I have argued for years that universities need to fill this gap. The job of a university is to increase the stock of human knowledge and understanding: journalists play a crucial role in this function. And take a look at any good law review article: it relies heavily for background data on local newspaper reports. As I wrote six years ago:
In many ways, serious journalism and serious scholarship are two sides of the same coin. They both exist to produce knowledge. To say this in an academic audience is akin to heresy: if a stuck-up academic wants to insult someone, he or she will call their efforts “journalism.” And of course there are differences. Academic scholarship will try to put information in a theoretical framework that can explain and predict events and advance new hypotheses. Journalism generally doesn’t do that; it is generally more at home in the relentless acquisition of facts (when it is doing its job, of course).

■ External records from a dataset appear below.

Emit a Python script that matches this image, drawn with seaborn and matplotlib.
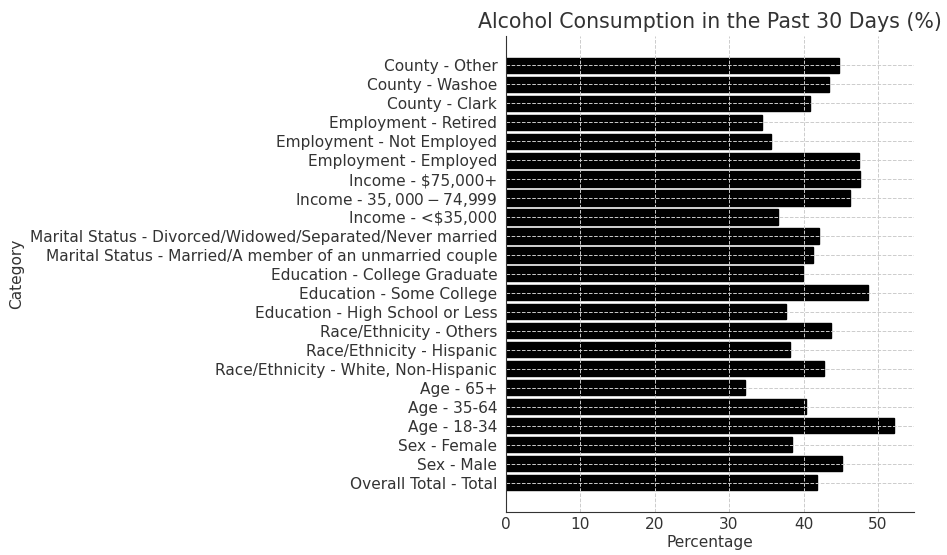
import pandas as pd
import seaborn as sns
import matplotlib.pyplot as plt

# survey order, first item ends up at the bottom
categories = [
    "Overall Total - Total",
    "Sex - Male",
    "Sex - Female",
    "Age - 18-34",
    "Age - 35-64",
    "Age - 65+",
    "Race/Ethnicity - White, Non-Hispanic",
    "Race/Ethnicity - Hispanic",
    "Race/Ethnicity - Others",
    "Education - High School or Less",
    "Education - Some College",
    "Education - College Graduate",
    "Marital Status - Married/A member of an unmarried couple",
    "Marital Status - Divorced/Widowed/Separated/Never married",
    "Income - <$35,000",
    "Income - $35,000-$74,999",
    "Income - $75,000+",
    "Employment - Employed",
    "Employment - Not Employed",
    "Employment - Retired",
    "County - Clark",
    "County - Washoe",
    "County - Other",
]
percentages = [
    41.8, 45.2, 38.4, 52.2, 40.3, 32.1, 42.8, 38.2, 43.7, 37.6, 48.6, 39.9,
    41.3, 42.1, 36.6, 46.2, 47.6, 47.4, 35.6, 34.4, 40.8, 43.4, 44.7,
]

df = pd.DataFrame({"Category": categories, "Percentage": percentages})

sns.set_style("white")
plt.rcParams["font.family"] = ["DejaVu Sans"]
plt.rcParams["text.color"] = "#333333"
plt.rcParams["axes.labelcolor"] = "#333333"
plt.rcParams["xtick.color"] = "#333333"
plt.rcParams["ytick.color"] = "#333333"

fig = plt.figure(figsize=(9.47, 5.55), dpi=100)
ax = fig.add_axes([0.534, 0.078, 0.431, 0.857])
sns.barplot(data=df, x="Percentage", y="Category", orient="h",
            color="black", edgecolor="black", saturation=1, width=0.8, ax=ax)

n = len(categories)
ax.set_ylim(-1.54, n - 1 + 1.54)
ax.set_xlim(0, max(percentages) * 1.05)

ax.grid(True, linestyle="--", color="#cccccc", linewidth=0.7)
ax.set_axisbelow(False)
sns.despine(ax=ax)
for s in ["left", "bottom"]:
    ax.spines[s].set_color("#333333")
    ax.spines[s].set_zorder(5)
ax.tick_params(axis="y", length=0, labelsize=11.1, pad=6)
ax.tick_params(axis="x", length=0, labelsize=11.1, pad=4)

ax.set_title("Alcohol Consumption in the Past 30 Days (%)", fontsize=14.8)
ax.set_xlabel("Percentage", fontsize=11.1, labelpad=2)
ax.set_ylabel("Category", fontsize=11.1)

fig.savefig("out.png", dpi=100)
plt.close(fig)
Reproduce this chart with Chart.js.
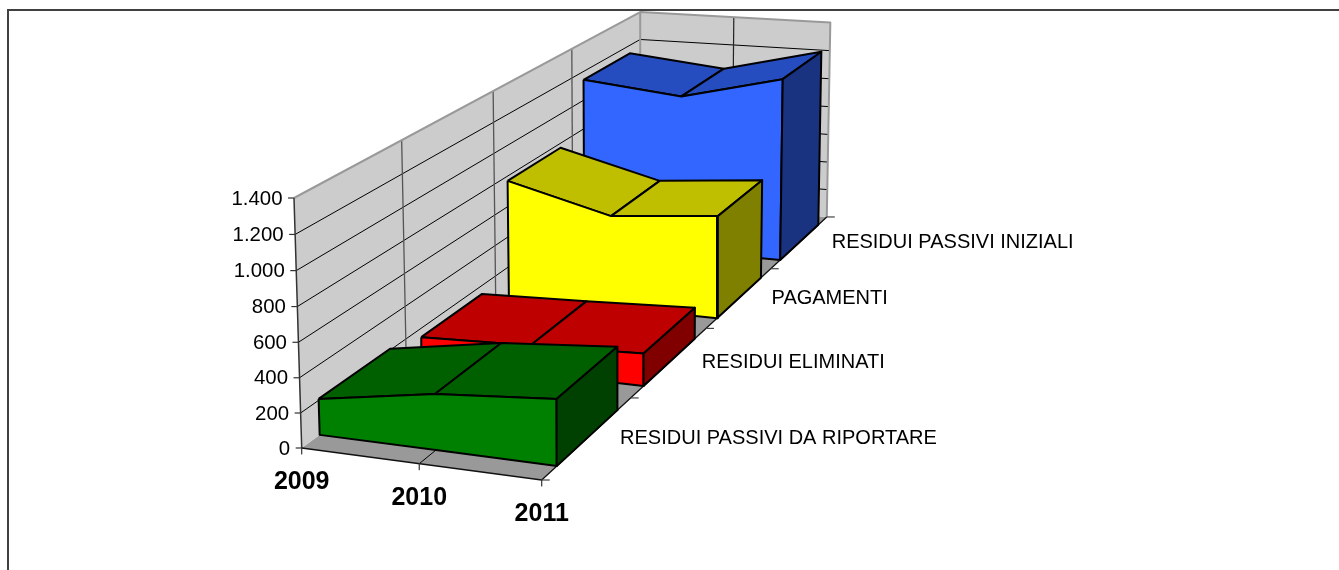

But one can easily over-emphasize these differences, and most academics do, because of the need to justify our position and professional prestige. Many scholarly articles — particularly from law professors — rely heavily on journalistic accounts of the world. To the extent that we are assembling our own facts, we really are doing journalism — and there is nothing whatever wrong with that. Think of scholars such as Sudhir Venkatesh, Elijah Anderson, or Theda Skocpol as outstanding instances. Conversely, the best journalism takes a theoretically informed approach and then tries to identify broader patterns and causal connections that mere fact-gathering will not reveal. Nicholas Lemann, Elizabeth Kolbert, and James Fallows come to mind as outstanding examples.
Journalism embedded within a university not only dovetails nicely with the scholarly mission but also has some promise for creating better journalism and better scholarship. By working together, academics can generate a set of good questions that need to be answered in order to understand social reality, and journalists can provide the sort of rich factual basis to determine whether these theories have purchase as well as generating new theoretical questions. Nowhere would this work better in my view than in the environmental field, which often involves complex scientific questions but meta-question about what the science actually means.
If anything, the problem has become more serious since then. Not only has the collapse of journalism accelerated, but the Trump Administration’s war on the environment has made the need more pressing, as its campaign to undermine enforcement means that the public needs to see how this impacts them on the ground.
Assuming there are historians of the future, I wonder how they will look at us, and how they will judge our failure to respond to this very pressing challenge of our time.